WHAT YOU WILL DO :: Report every line in the listing below where the string "draws" shows up.

SUPPLIED DATA ::

[Begin]

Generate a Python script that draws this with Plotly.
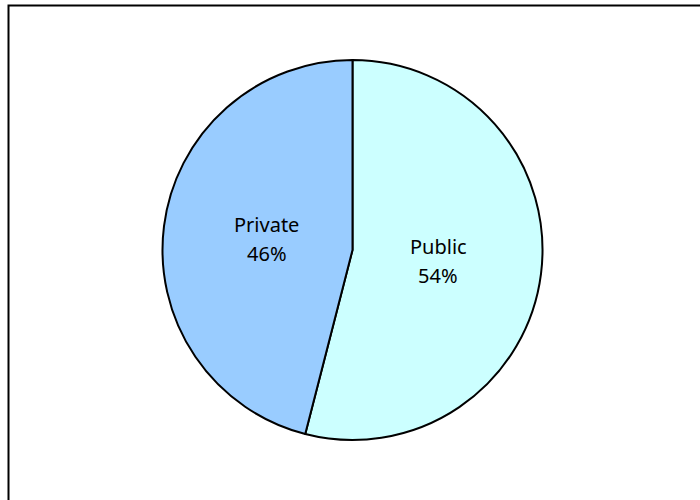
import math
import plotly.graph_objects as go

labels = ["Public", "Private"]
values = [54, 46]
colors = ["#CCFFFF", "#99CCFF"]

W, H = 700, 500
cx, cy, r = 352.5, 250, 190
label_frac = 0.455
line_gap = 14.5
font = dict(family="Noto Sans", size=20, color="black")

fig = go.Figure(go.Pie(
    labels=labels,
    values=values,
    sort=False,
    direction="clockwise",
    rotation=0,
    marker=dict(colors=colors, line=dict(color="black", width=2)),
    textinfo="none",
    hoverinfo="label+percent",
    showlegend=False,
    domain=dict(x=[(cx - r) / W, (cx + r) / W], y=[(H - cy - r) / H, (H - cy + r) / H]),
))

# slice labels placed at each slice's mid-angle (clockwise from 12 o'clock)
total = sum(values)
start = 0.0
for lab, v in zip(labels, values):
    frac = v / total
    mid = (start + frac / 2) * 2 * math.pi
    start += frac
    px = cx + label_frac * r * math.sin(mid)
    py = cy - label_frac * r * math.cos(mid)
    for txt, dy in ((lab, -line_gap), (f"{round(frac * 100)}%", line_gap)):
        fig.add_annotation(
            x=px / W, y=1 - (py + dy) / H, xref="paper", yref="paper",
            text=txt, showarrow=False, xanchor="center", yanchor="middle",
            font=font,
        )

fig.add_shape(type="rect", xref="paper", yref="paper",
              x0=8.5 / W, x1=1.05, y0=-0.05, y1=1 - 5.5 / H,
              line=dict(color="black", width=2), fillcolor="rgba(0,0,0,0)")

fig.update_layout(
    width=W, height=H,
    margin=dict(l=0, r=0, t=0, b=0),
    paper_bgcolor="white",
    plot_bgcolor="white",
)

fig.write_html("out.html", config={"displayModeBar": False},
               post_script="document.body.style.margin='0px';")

[End]
[Begin]

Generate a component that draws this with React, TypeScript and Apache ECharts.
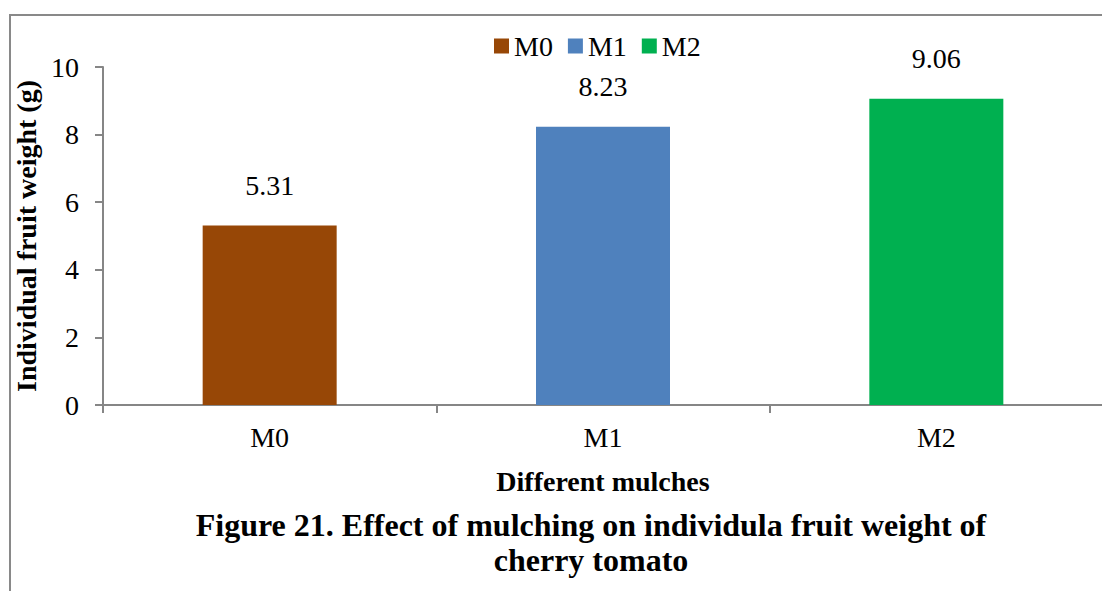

[End]

SOLUTION FOR THIS PROBLEM ::
Generate a Python script that draws this with Plotly.
Generate a component that draws this with React, TypeScript and Apache ECharts.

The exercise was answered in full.